**EXERCISE BRIEF**: Return all of the data exactly as written, without the pictures.

**SOURCE EXCERPT**:
/---

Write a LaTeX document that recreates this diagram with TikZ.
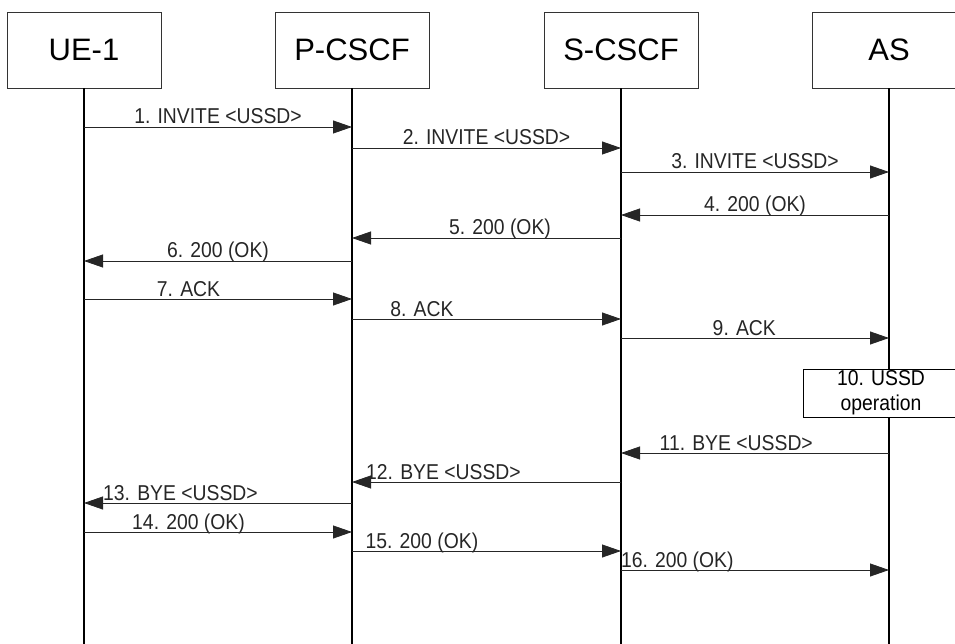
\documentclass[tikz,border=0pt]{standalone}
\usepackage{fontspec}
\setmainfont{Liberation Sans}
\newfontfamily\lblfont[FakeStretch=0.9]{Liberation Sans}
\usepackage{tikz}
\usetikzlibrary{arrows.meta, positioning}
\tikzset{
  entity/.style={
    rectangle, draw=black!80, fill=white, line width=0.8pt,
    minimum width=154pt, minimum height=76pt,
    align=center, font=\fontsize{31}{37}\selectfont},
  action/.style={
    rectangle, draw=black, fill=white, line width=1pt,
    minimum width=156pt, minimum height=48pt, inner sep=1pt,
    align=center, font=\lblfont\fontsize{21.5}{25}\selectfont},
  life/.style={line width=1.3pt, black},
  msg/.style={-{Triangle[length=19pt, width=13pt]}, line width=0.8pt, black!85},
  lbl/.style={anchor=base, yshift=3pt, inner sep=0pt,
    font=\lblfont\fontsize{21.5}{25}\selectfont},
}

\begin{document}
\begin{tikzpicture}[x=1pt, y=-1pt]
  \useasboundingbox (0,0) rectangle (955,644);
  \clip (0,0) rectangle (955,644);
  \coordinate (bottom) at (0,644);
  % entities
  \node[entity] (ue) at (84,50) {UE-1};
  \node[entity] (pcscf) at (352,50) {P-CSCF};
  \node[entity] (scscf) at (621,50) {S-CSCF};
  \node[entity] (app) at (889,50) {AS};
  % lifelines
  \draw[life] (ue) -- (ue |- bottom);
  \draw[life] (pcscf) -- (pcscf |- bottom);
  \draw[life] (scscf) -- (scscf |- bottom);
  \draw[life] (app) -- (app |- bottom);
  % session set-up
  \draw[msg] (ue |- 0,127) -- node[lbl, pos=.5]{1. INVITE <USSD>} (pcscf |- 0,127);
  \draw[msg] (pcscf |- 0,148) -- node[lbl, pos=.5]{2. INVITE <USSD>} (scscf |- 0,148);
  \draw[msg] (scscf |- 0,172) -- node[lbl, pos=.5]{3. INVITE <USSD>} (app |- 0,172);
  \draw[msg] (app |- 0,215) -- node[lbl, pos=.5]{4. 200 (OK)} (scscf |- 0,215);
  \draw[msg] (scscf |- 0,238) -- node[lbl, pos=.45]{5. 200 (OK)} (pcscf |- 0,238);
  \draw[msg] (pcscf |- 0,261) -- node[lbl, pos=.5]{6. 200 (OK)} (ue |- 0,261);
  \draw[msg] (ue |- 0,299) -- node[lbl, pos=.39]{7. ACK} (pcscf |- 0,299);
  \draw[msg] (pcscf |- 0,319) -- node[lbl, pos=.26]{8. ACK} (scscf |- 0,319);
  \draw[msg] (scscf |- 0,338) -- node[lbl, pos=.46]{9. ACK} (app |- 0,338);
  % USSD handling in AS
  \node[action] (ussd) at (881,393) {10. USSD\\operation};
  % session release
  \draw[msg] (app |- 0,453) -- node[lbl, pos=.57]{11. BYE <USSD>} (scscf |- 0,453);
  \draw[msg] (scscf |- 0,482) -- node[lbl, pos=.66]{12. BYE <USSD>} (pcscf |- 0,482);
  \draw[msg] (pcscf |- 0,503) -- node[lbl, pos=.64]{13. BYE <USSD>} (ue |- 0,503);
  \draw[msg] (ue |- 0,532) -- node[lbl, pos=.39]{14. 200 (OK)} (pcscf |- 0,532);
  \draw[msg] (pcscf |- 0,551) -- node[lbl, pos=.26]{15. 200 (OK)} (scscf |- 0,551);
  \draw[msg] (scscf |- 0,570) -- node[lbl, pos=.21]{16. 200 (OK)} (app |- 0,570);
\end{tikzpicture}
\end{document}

\---

**TASK SOLUTION**:
Write a LaTeX document that recreates this diagram with TikZ.
\documentclass[tikz,border=0pt]{standalone}
\usepackage{fontspec}
\setmainfont{Liberation Sans}
\newfontfamily\lblfont[FakeStretch=0.9]{Liberation Sans}
\usepackage{tikz}
\usetikzlibrary{arrows.meta, positioning}
\tikzset{
  entity/.style={
    rectangle, draw=black!80, fill=white, line width=0.8pt,
    minimum width=154pt, minimum height=76pt,
    align=center, font=\fontsize{31}{37}\selectfont},
  action/.style={
    rectangle, draw=black, fill=white, line width=1pt,
    minimum width=156pt, minimum height=48pt, inner sep=1pt,
    align=center, font=\lblfont\fontsize{21.5}{25}\selectfont},
  life/.style={line width=1.3pt, black},
  msg/.style={-{Triangle[length=19pt, width=13pt]}, line width=0.8pt, black!85},
  lbl/.style={anchor=base, yshift=3pt, inner sep=0pt,
    font=\lblfont\fontsize{21.5}{25}\selectfont},
}

\begin{document}
\begin{tikzpicture}[x=1pt, y=-1pt]
  \useasboundingbox (0,0) rectangle (955,644);
  \clip (0,0) rectangle (955,644);
  \coordinate (bottom) at (0,644);
  % entities
  \node[entity] (ue) at (84,50) {UE-1};
  \node[entity] (pcscf) at (352,50) {P-CSCF};
  \node[entity] (scscf) at (621,50) {S-CSCF};
  \node[entity] (app) at (889,50) {AS};
  % lifelines
  \draw[life] (ue) -- (ue |- bottom);
  \draw[life] (pcscf) -- (pcscf |- bottom);
  \draw[life] (scscf) -- (scscf |- bottom);
  \draw[life] (app) -- (app |- bottom);
  % session set-up
  \draw[msg] (ue |- 0,127) -- node[lbl, pos=.5]{1. INVITE <USSD>} (pcscf |- 0,127);
  \draw[msg] (pcscf |- 0,148) -- node[lbl, pos=.5]{2. INVITE <USSD>} (scscf |- 0,148);
  \draw[msg] (scscf |- 0,172) -- node[lbl, pos=.5]{3. INVITE <USSD>} (app |- 0,172);
  \draw[msg] (app |- 0,215) -- node[lbl, pos=.5]{4. 200 (OK)} (scscf |- 0,215);
  \draw[msg] (scscf |- 0,238) -- node[lbl, pos=.45]{5. 200 (OK)} (pcscf |- 0,238);
  \draw[msg] (pcscf |- 0,261) -- node[lbl, pos=.5]{6. 200 (OK)} (ue |- 0,261);
  \draw[msg] (ue |- 0,299) -- node[lbl, pos=.39]{7. ACK} (pcscf |- 0,299);
  \draw[msg] (pcscf |- 0,319) -- node[lbl, pos=.26]{8. ACK} (scscf |- 0,319);
  \draw[msg] (scscf |- 0,338) -- node[lbl, pos=.46]{9. ACK} (app |- 0,338);
  % USSD handling in AS
  \node[action] (ussd) at (881,393) {10. USSD\\operation};
  % session release
  \draw[msg] (app |- 0,453) -- node[lbl, pos=.57]{11. BYE <USSD>} (scscf |- 0,453);
  \draw[msg] (scscf |- 0,482) -- node[lbl, pos=.66]{12. BYE <USSD>} (pcscf |- 0,482);
  \draw[msg] (pcscf |- 0,503) -- node[lbl, pos=.64]{13. BYE <USSD>} (ue |- 0,503);
  \draw[msg] (ue |- 0,532) -- node[lbl, pos=.39]{14. 200 (OK)} (pcscf |- 0,532);
  \draw[msg] (pcscf |- 0,551) -- node[lbl, pos=.26]{15. 200 (OK)} (scscf |- 0,551);
  \draw[msg] (scscf |- 0,570) -- node[lbl, pos=.21]{16. 200 (OK)} (app |- 0,570);
\end{tikzpicture}
\end{document}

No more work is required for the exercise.